Did you ever think about where colors come from? I mean, when you’re not high, for real think about it? I never gave it much thought before reading Christopher Moore’s ‘Comedy D’Art’ Sacré Bleu, and now I find myself thinking about it all the damn time.
Sacré Bleu is so named because it revolves around a very specific shade of blue, an ultramarine so pure and vibrant that it’s very hard to duplicate & often was reserved for paintings of the Blessed Virgin. What Moore tries to do here is give us a back story for the pigment, a creation story for the color. Along the way, Moore created his own sort of fairy tale around a group of legendary painters – most notably Toulouse-Lautrec, Van Gogh and Monsieurs Monet & Manet, along with his own made up cast of characters in 1890s France – that is quirky and mysterious, tinged with tragedy and unexpected moments of poignancy, and most of all memorable. While Sacré Bleu is not as hilarious as some of his other books (for me, Lamb still ranks as one of the most amusing books ever), it was fun and weird and fantastic and somehow almost scholarly. (At least it made me feel marginally smarter, having read it.)
First things first – being a Christopher Moore work of historical fiction, I can not tell you how much of the creation of the pigments used by artists of that time is factual. It seemed like a lot of it was right, but I’m not an art history major, and – while Moore made entertaining and intriguing through his story, once I had finished reading, I didn’t really care enough to do that much more research on it. I think it’s safe to bet, though, that the real method that the Colorman (the mysterious pigment purveyor) uses to create his color (which I will not give away, due to its Spoiler-ish nature) was not an actual method used by the great painters to create their masterpieces. But it’s fun to imagine it might have been.

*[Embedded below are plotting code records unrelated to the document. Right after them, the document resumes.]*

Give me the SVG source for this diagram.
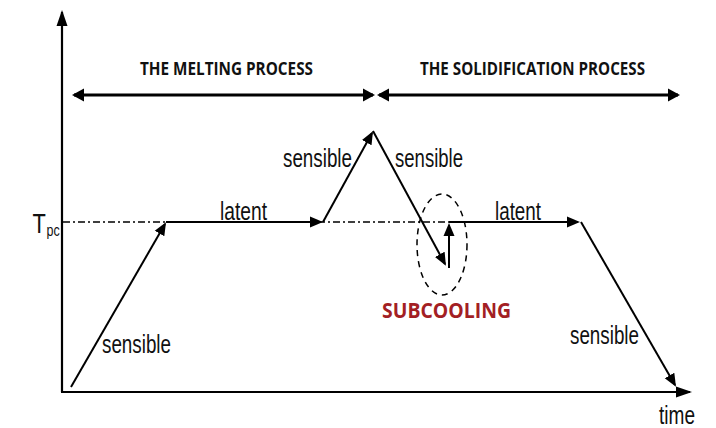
<svg xmlns="http://www.w3.org/2000/svg" width="716" height="428" viewBox="0 0 716 428">
<style>
.ax{stroke:#000;stroke-width:2.2;fill:none}
.cv{stroke:#000;stroke-width:2;fill:none}
.pr{stroke:#000;stroke-width:3;fill:none}
.dd{stroke:#000;stroke-width:1.5;fill:none;stroke-dasharray:7 3 2 3}
.el{stroke:#000;stroke-width:1.5;fill:none;stroke-dasharray:6 5}
.lb{font-family:"Liberation Sans",Arial,sans-serif;font-size:25px;fill:#111}
.tt{font-family:"Open Sans","Liberation Sans",sans-serif;font-weight:bold;font-size:17px;fill:#111}
.sc{font-family:"Open Sans","Liberation Sans",sans-serif;font-weight:bold;font-size:21px;fill:#A31F24}
</style>
<defs>
<marker id="ah" markerUnits="userSpaceOnUse" markerWidth="14" markerHeight="12" refX="11" refY="6" orient="auto-start-reverse"><path d="M0,0.5 L13,6 L0,11.5 z" fill="#000"/></marker>
<marker id="ahb" markerUnits="userSpaceOnUse" markerWidth="14" markerHeight="14" refX="10" refY="7" orient="auto-start-reverse"><path d="M0,0.5 L12,7 L0,13.5 z" fill="#000"/></marker>
<marker id="axh" markerUnits="userSpaceOnUse" markerWidth="17" markerHeight="12" refX="14" refY="6" orient="auto"><path d="M0,0.5 L16,6 L0,11.5 z" fill="#000"/></marker>
</defs>

<g id="axes">
<line class="ax" x1="62" y1="392" x2="62" y2="12" marker-end="url(#axh)"/>
<line class="ax" x1="61" y1="392" x2="690" y2="392" marker-end="url(#axh)"/>
</g>

<g id="tpc-line">
<line class="dd" x1="63" y1="222" x2="449" y2="222"/>
<text transform="translate(32.5,0) scale(0.78,1)" x="0" y="233" style="font-family:'Liberation Sans',Arial,sans-serif;font-size:28px;fill:#111">T<tspan x="18" y="236" font-size="16">pc</tspan></text>
</g>

<g id="melting">
<line class="pr" x1="74" y1="95" x2="373" y2="95" marker-start="url(#ahb)" marker-end="url(#ahb)"/>
<text class="tt" x="140" y="75" textLength="173" lengthAdjust="spacingAndGlyphs">THE MELTING PROCESS</text>
</g>

<g id="solidification">
<line class="pr" x1="379" y1="95" x2="678" y2="95" marker-start="url(#ahb)" marker-end="url(#ahb)"/>
<text class="tt" x="420" y="75" textLength="225" lengthAdjust="spacingAndGlyphs">THE SOLIDIFICATION PROCESS</text>
</g>

<g id="connectors">
<line class="cv" x1="71" y1="387" x2="165" y2="224" marker-end="url(#ah)"/>
<line class="cv" x1="166" y1="222" x2="321" y2="222" marker-end="url(#ah)"/>
<line class="cv" x1="323" y1="222" x2="372" y2="133" marker-end="url(#ah)"/>
<line class="cv" x1="373" y1="131" x2="445" y2="264" marker-end="url(#ah)"/>
<line class="cv" x1="449" y1="268" x2="449" y2="225" marker-end="url(#ah)"/>
<line class="cv" x1="449" y1="222" x2="578" y2="222" marker-end="url(#ah)"/>
<line class="cv" x1="581" y1="222" x2="675" y2="385" marker-end="url(#ah)"/>
</g>

<g id="subcooling">
<ellipse class="el" cx="442" cy="244.5" rx="25" ry="50.5"/>
<text class="sc" x="382" y="318" textLength="129" lengthAdjust="spacingAndGlyphs">SUBCOOLING</text>
</g>

<g id="labels">
<text class="lb" x="102" y="353" textLength="69" lengthAdjust="spacingAndGlyphs">sensible</text>
<text class="lb" x="220" y="220" textLength="47" lengthAdjust="spacingAndGlyphs">latent</text>
<text class="lb" x="283" y="167" textLength="69" lengthAdjust="spacingAndGlyphs">sensible</text>
<text class="lb" x="395" y="167" textLength="68" lengthAdjust="spacingAndGlyphs">sensible</text>
<text class="lb" x="495" y="220" textLength="46" lengthAdjust="spacingAndGlyphs">latent</text>
<text class="lb" x="570" y="344" textLength="69" lengthAdjust="spacingAndGlyphs">sensible</text>
<text class="lb" x="659" y="424" textLength="36" lengthAdjust="spacingAndGlyphs">time</text>
</g>
</svg>
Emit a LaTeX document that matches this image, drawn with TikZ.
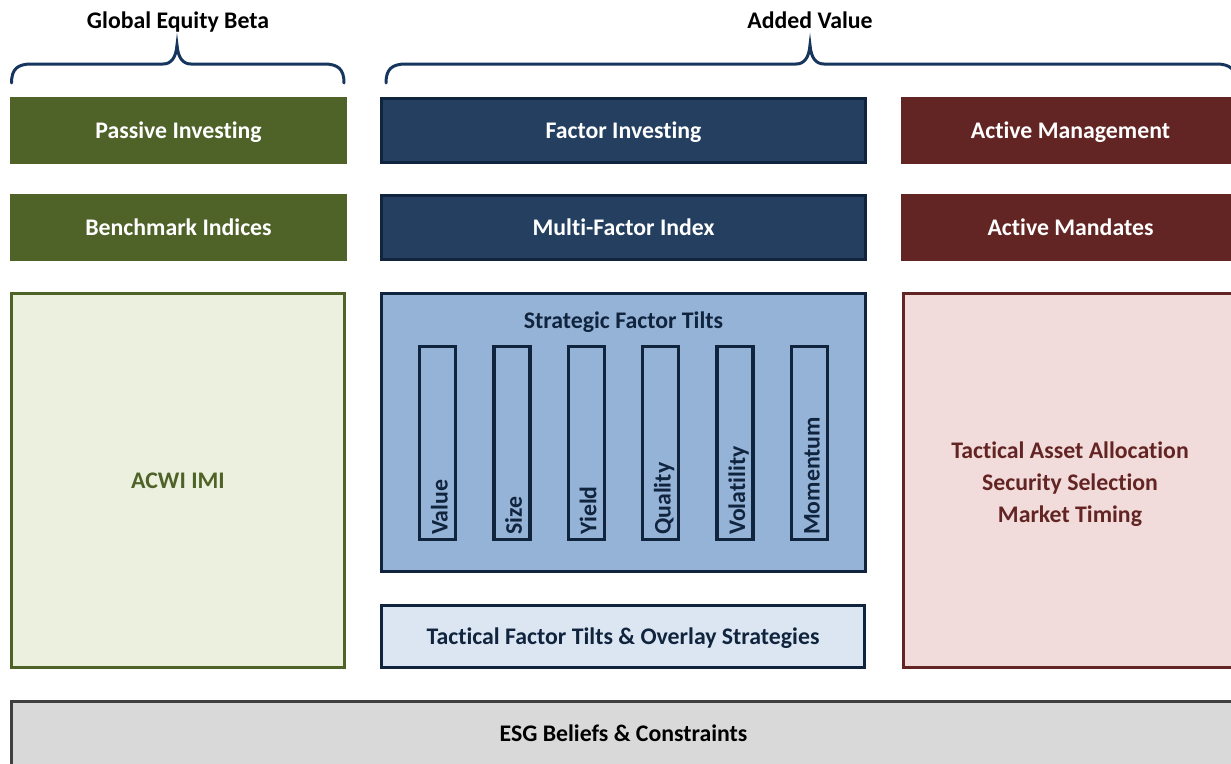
\documentclass[tikz,border=0pt]{standalone}
\usepackage{fontspec}
\setmainfont{Carlito}[Ligatures=NoCommon]
\begin{document}
\definecolor{olive}{HTML}{4F6228}
\definecolor{olivelight}{HTML}{EBF1DE}
\definecolor{navy}{HTML}{243F60}
\definecolor{navydark}{HTML}{10243E}
\definecolor{skyblue}{HTML}{95B3D7}
\definecolor{paleblue}{HTML}{DCE6F2}
\definecolor{maroon}{HTML}{632523}
\definecolor{pink}{HTML}{F2DCDB}
\definecolor{esggray}{HTML}{D9D9D9}
\definecolor{esgline}{HTML}{404040}
\definecolor{braceblue}{HTML}{17365D}
\newcommand\topbrace[3]{% left end, tip, right end
  \draw[bracestyle] (#1,83) .. controls (#1,69) and ({#1+6},64) .. ({#1+20},64)
    -- ({#2-14},64) .. controls ({#2-6},64) and ({#2-1},58) .. (#2,45)
    .. controls ({#2+1},58) and ({#2+6},64) .. ({#2+14},64)
    -- ({#3-20},64) .. controls ({#3-6},64) and (#3,69) .. (#3,83);}
\begin{tikzpicture}[x=1pt,y=-1pt,
  every node/.style={font=\fontsize{23.8}{32}\selectfont\bfseries, inner sep=0pt, align=center},
  oneline/.style={text height=17pt, text depth=2pt},
  band/.style={oneline, minimum width=337pt, minimum height=67pt, text=white},
  framed/.style={draw, line width=3pt},
  navybox/.style={framed, draw=navydark, line width=3.5pt},
  bar/.style={draw=navydark, line width=3.5pt, minimum width=36pt, minimum height=193pt},
  barlabel/.style={rotate=90, anchor=base west, text=navydark},
  bracestyle/.style={draw=braceblue, line width=3pt, line cap=round},
  heading/.style={oneline, text=black}]
\useasboundingbox (0,0) rectangle (1231,763);

% headings and braces
\node[heading] (beta) at (178,20.5) {Global Equity Beta};
\node[heading] (added) at (810,20.5) {Added Value};
\topbrace{11.5}{177}{344}
\topbrace{386}{810}{1236}

% left column
\node[band, fill=olive] (passive) at (178.5,130.5) {Passive Investing};
\node[band, fill=olive] (bench) at (178.5,227.5) {Benchmark Indices};
\node[framed, oneline, draw=olive, fill=olivelight, text=olive,
      minimum width=333pt, minimum height=374pt] (acwi) at (178,480.5) {ACWI IMI};

% middle column
\node[navybox, oneline, fill=navy, text=white, minimum width=484pt, minimum height=64pt]
  (factor) at (623.5,130.5) {Factor Investing};
\node[navybox, oneline, fill=navy, text=white, minimum width=484pt, minimum height=64pt]
  (multi) at (623.5,227.5) {Multi-Factor Index};
\node[navybox, fill=skyblue, minimum width=484pt, minimum height=278pt]
  (strategic) at (623.5,432.5) {};
\node[oneline, text=navydark] (stitle) at (623.5,321) {Strategic Factor Tilts};
\foreach \lbl [count=\i from 0] in {Value,Size,Yield,Quality,Volatility,Momentum}{
  \node[bar] (bar\i) at ({437.5+74.4*\i},443) {};
  \node[barlabel] (lbl\i) at ({447.5+74.4*\i},535) {\lbl};
}
\node[navybox, oneline, fill=paleblue, text=navydark, minimum width=483pt, minimum height=62pt]
  (tactical) at (623,636.5) {Tactical Factor Tilts \& Overlay Strategies};

% right column
\node[band, fill=maroon, minimum width=339pt] (activemgmt) at (1070.5,130.5) {Active Management};
\node[band, fill=maroon, minimum width=339pt] (mandates) at (1070.5,227.5) {Active Mandates};
\node[framed, draw=maroon, fill=pink,
      minimum width=335pt, minimum height=374pt] (activebox) at (1070.5,480.5) {};
\node[text=maroon] (activetext) at (1070,484.5)
  {Tactical Asset Allocation\\Security Selection\\Market Timing};

% foundation
\node[framed, oneline, draw=esgline, fill=esggray, text=black,
      minimum width=1224pt, minimum height=65pt] (esg) at (623.5,734) {ESG Beliefs \& Constraints};
\end{tikzpicture}
\end{document}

The highlights of the book are Moore’s attention to detail – being able to, if you will pardon the expression, paint such a clear setting that you do feel as if you’ve got a firsthand view of the Paris these masters were inhabiting – and his just slightly off kilter perspective that keeps the story from venturing into lecture land, making historical people seem like people rather than history (which, if you’ve ever had a bad history professor, you know sucks all the joy out of them every having actually been alive).
Example: “Are you not a painter as well” asked Manet, noting paint on the cuffs of Renoir’s jacket. “Well, yes, but I find it better not to announce it at the outset, in case I need to borrow money.”
These aren’t just a bunch of long-dead fuddyduddies, these are guys who compete with each other, collaborate with each other, drink with each other, mourn with each other, and, at the same time, try to paint the next thing to take the entire art world by storm.
Sacré Bleu might have been a little bit deeper than I was expecting from a Christopher Moore book (this was not all the chuckles, is all I’m saying), but it was still very enjoyable, and – for a person with no painting ability whatsoever – only adds weight to my theory that painters are actually magicians or wizards, because I don’t understand how that can happen otherwise.